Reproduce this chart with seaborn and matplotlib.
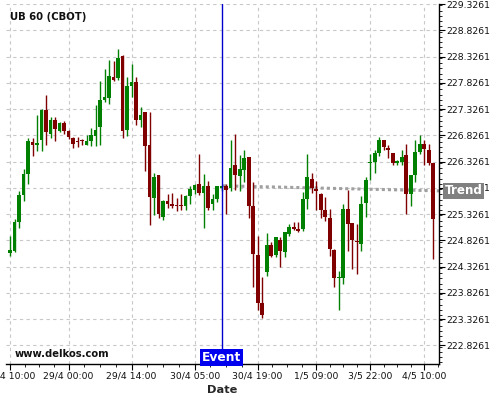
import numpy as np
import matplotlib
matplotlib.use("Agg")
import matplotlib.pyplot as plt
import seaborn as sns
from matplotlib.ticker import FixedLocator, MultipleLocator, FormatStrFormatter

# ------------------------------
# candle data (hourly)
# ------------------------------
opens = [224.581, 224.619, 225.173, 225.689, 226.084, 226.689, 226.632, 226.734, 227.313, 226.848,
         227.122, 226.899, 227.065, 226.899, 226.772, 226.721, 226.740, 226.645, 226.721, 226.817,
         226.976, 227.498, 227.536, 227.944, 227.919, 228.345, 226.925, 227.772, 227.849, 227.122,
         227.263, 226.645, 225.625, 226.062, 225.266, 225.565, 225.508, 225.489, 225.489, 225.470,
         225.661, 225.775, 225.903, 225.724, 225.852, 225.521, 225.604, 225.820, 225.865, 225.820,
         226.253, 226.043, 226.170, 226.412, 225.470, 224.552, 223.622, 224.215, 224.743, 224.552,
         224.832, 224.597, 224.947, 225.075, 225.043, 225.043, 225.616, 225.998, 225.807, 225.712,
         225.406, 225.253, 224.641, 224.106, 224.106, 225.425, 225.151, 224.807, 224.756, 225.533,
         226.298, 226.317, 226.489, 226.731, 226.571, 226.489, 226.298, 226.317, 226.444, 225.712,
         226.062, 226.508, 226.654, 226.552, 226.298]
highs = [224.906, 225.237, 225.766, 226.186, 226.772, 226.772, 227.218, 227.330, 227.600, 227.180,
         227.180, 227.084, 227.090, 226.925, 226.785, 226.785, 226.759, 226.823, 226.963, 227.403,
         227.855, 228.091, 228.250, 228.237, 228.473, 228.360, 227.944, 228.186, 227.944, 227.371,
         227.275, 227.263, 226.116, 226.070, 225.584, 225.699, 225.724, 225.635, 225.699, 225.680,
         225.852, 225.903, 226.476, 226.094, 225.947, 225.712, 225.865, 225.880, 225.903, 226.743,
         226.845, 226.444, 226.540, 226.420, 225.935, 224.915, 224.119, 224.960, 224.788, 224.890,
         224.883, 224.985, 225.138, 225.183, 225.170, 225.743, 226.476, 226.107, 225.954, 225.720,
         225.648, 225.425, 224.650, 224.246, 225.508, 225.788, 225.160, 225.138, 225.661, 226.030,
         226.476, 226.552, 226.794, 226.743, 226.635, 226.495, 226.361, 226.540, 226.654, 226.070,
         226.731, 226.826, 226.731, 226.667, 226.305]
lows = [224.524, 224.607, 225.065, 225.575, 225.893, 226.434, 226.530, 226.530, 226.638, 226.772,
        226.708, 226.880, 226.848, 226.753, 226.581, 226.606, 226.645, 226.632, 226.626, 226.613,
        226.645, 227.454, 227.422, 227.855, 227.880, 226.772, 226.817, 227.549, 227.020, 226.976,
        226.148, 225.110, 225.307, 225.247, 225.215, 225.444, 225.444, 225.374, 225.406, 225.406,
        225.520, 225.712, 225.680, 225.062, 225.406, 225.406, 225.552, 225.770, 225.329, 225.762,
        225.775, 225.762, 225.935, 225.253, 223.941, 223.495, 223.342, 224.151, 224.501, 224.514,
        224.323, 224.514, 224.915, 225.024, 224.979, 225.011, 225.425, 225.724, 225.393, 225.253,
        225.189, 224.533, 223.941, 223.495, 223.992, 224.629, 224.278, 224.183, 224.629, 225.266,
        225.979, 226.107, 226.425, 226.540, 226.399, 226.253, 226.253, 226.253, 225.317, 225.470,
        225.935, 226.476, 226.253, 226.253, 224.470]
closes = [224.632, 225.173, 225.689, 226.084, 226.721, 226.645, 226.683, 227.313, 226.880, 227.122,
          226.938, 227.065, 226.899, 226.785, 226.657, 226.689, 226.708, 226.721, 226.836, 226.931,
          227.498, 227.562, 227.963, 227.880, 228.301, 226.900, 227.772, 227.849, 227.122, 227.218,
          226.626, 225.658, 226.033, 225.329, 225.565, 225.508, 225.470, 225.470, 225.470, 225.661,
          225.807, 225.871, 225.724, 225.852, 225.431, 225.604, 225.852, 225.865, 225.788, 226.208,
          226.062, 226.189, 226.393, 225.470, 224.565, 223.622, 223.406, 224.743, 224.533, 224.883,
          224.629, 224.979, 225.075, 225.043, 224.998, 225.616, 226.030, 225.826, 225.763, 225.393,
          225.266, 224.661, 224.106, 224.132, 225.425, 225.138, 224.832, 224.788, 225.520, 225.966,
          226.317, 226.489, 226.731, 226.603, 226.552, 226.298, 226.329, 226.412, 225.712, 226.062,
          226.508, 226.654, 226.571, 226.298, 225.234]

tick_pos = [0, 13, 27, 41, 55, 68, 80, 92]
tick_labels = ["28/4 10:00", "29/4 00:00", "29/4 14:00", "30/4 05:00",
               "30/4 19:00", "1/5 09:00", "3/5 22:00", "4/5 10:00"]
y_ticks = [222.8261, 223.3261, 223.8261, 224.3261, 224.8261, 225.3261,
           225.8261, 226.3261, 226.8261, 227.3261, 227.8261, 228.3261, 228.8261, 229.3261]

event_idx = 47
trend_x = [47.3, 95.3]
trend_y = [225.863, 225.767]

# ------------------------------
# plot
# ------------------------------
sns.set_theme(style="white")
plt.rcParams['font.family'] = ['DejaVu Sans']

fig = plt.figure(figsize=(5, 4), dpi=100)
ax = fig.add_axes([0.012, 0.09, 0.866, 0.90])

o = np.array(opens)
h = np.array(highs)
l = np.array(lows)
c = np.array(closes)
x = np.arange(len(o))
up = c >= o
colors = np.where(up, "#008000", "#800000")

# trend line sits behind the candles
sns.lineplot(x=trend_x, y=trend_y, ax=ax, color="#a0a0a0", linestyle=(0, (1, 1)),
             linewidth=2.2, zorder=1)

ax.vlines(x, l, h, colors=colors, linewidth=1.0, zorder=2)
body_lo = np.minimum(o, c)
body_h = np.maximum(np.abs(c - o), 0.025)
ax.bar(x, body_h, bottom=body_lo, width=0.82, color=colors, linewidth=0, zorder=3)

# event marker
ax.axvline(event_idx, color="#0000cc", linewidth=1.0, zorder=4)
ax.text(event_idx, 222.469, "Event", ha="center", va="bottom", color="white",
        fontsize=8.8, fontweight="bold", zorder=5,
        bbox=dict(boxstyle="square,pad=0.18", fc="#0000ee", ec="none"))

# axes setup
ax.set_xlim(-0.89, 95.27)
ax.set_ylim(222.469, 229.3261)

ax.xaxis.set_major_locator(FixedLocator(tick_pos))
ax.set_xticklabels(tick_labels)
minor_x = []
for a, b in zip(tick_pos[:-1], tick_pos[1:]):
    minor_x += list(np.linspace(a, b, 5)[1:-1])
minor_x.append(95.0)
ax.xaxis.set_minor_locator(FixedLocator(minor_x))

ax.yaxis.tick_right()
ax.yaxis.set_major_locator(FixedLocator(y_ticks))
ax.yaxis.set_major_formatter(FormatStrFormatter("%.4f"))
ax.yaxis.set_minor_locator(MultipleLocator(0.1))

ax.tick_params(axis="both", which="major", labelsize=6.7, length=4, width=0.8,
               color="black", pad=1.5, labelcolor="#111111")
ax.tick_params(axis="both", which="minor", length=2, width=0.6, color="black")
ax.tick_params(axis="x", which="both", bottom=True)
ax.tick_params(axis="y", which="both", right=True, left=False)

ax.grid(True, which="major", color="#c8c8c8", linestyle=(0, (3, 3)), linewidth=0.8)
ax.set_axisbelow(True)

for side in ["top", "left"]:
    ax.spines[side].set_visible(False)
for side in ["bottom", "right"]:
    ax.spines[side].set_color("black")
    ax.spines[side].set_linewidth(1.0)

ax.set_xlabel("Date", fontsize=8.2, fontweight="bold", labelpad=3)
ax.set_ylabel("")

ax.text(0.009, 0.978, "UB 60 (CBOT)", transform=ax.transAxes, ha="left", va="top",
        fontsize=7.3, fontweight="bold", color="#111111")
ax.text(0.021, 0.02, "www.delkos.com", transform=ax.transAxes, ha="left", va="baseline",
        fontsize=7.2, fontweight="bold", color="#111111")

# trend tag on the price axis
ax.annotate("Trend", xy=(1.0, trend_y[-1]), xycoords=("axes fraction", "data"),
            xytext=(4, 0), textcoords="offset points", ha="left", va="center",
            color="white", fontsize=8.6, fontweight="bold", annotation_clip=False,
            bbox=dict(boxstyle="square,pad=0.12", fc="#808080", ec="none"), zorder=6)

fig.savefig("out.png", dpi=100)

=======

| STATED PROBLEM |
Repeat the listing above exactly from its first line to the line containing "from matplotlib.ticker import", both included, and omit the pictures.

| ANSWER FOR THIS EXERCISE |
Reproduce this chart with seaborn and matplotlib.
import numpy as np
import matplotlib
matplotlib.use("Agg")
import matplotlib.pyplot as plt
import seaborn as sns
from matplotlib.ticker import FixedLocator, MultipleLocator, FormatStrFormatter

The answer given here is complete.